Copy the listing verbatim, excluding any images found in it.
====
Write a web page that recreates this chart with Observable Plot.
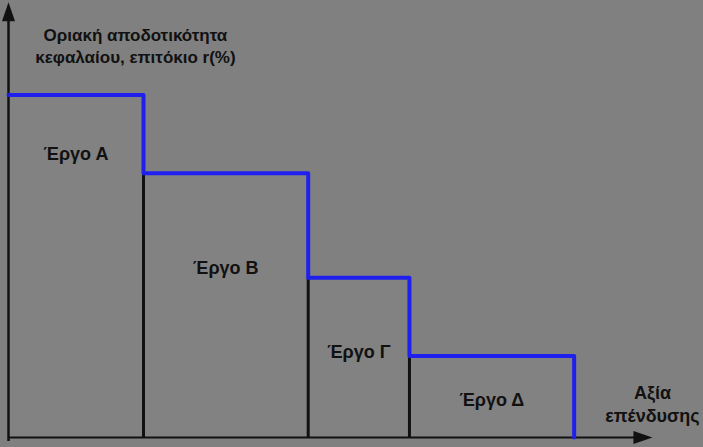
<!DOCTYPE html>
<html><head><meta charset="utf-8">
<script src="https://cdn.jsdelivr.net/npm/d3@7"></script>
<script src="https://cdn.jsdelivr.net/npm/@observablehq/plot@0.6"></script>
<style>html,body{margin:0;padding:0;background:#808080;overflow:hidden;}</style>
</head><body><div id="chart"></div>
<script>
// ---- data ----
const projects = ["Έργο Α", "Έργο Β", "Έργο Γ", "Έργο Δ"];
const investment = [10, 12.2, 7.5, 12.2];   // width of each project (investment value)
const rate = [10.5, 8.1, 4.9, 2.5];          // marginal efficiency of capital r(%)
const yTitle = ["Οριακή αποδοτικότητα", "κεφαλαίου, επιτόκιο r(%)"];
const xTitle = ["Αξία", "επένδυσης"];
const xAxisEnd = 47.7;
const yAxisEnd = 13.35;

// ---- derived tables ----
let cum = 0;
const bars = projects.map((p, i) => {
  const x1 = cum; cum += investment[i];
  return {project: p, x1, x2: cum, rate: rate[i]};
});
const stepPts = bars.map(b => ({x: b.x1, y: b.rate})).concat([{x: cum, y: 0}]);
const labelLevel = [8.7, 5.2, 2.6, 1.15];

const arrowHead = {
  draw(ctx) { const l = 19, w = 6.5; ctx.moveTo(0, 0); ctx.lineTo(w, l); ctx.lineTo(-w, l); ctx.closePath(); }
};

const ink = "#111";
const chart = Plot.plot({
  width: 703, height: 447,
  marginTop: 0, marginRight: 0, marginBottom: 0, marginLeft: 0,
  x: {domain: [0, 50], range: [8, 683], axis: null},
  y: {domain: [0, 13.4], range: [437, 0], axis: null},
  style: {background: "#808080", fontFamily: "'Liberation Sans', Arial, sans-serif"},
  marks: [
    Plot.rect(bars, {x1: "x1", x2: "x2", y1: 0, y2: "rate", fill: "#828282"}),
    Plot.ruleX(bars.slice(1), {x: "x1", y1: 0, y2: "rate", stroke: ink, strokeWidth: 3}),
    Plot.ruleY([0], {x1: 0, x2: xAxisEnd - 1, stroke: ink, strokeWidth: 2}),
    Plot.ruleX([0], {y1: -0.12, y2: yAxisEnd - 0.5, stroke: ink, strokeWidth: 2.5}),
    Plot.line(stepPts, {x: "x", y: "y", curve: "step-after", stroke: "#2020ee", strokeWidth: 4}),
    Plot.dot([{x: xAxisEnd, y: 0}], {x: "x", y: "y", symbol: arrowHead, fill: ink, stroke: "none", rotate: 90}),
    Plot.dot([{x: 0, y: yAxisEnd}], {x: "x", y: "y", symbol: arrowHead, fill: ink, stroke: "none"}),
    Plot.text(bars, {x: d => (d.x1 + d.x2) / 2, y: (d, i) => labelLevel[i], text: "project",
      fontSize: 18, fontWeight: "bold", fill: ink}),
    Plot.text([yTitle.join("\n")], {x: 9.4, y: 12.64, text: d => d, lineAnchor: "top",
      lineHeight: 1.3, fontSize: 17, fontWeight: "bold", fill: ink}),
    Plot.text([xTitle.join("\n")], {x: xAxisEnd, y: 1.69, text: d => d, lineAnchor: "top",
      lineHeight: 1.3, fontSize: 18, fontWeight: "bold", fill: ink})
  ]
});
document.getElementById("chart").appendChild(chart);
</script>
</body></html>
====
Final result:
Write a web page that recreates this chart with Observable Plot.
<!DOCTYPE html>
<html><head><meta charset="utf-8">
<script src="https://cdn.jsdelivr.net/npm/d3@7"></script>
<script src="https://cdn.jsdelivr.net/npm/@observablehq/plot@0.6"></script>
<style>html,body{margin:0;padding:0;background:#808080;overflow:hidden;}</style>
</head><body><div id="chart"></div>
<script>
// ---- data ----
const projects = ["Έργο Α", "Έργο Β", "Έργο Γ", "Έργο Δ"];
const investment = [10, 12.2, 7.5, 12.2];   // width of each project (investment value)
const rate = [10.5, 8.1, 4.9, 2.5];          // marginal efficiency of capital r(%)
const yTitle = ["Οριακή αποδοτικότητα", "κεφαλαίου, επιτόκιο r(%)"];
const xTitle = ["Αξία", "επένδυσης"];
const xAxisEnd = 47.7;
const yAxisEnd = 13.35;

// ---- derived tables ----
let cum = 0;
const bars = projects.map((p, i) => {
  const x1 = cum; cum += investment[i];
  return {project: p, x1, x2: cum, rate: rate[i]};
});
const stepPts = bars.map(b => ({x: b.x1, y: b.rate})).concat([{x: cum, y: 0}]);
const labelLevel = [8.7, 5.2, 2.6, 1.15];

const arrowHead = {
  draw(ctx) { const l = 19, w = 6.5; ctx.moveTo(0, 0); ctx.lineTo(w, l); ctx.lineTo(-w, l); ctx.closePath(); }
};

const ink = "#111";
const chart = Plot.plot({
  width: 703, height: 447,
  marginTop: 0, marginRight: 0, marginBottom: 0, marginLeft: 0,
  x: {domain: [0, 50], range: [8, 683], axis: null},
  y: {domain: [0, 13.4], range: [437, 0], axis: null},
  style: {background: "#808080", fontFamily: "'Liberation Sans', Arial, sans-serif"},
  marks: [
    Plot.rect(bars, {x1: "x1", x2: "x2", y1: 0, y2: "rate", fill: "#828282"}),
    Plot.ruleX(bars.slice(1), {x: "x1", y1: 0, y2: "rate", stroke: ink, strokeWidth: 3}),
    Plot.ruleY([0], {x1: 0, x2: xAxisEnd - 1, stroke: ink, strokeWidth: 2}),
    Plot.ruleX([0], {y1: -0.12, y2: yAxisEnd - 0.5, stroke: ink, strokeWidth: 2.5}),
    Plot.line(stepPts, {x: "x", y: "y", curve: "step-after", stroke: "#2020ee", strokeWidth: 4}),
    Plot.dot([{x: xAxisEnd, y: 0}], {x: "x", y: "y", symbol: arrowHead, fill: ink, stroke: "none", rotate: 90}),
    Plot.dot([{x: 0, y: yAxisEnd}], {x: "x", y: "y", symbol: arrowHead, fill: ink, stroke: "none"}),
    Plot.text(bars, {x: d => (d.x1 + d.x2) / 2, y: (d, i) => labelLevel[i], text: "project",
      fontSize: 18, fontWeight: "bold", fill: ink}),
    Plot.text([yTitle.join("\n")], {x: 9.4, y: 12.64, text: d => d, lineAnchor: "top",
      lineHeight: 1.3, fontSize: 17, fontWeight: "bold", fill: ink}),
    Plot.text([xTitle.join("\n")], {x: xAxisEnd, y: 1.69, text: d => d, lineAnchor: "top",
      lineHeight: 1.3, fontSize: 18, fontWeight: "bold", fill: ink})
  ]
});
document.getElementById("chart").appendChild(chart);
</script>
</body></html>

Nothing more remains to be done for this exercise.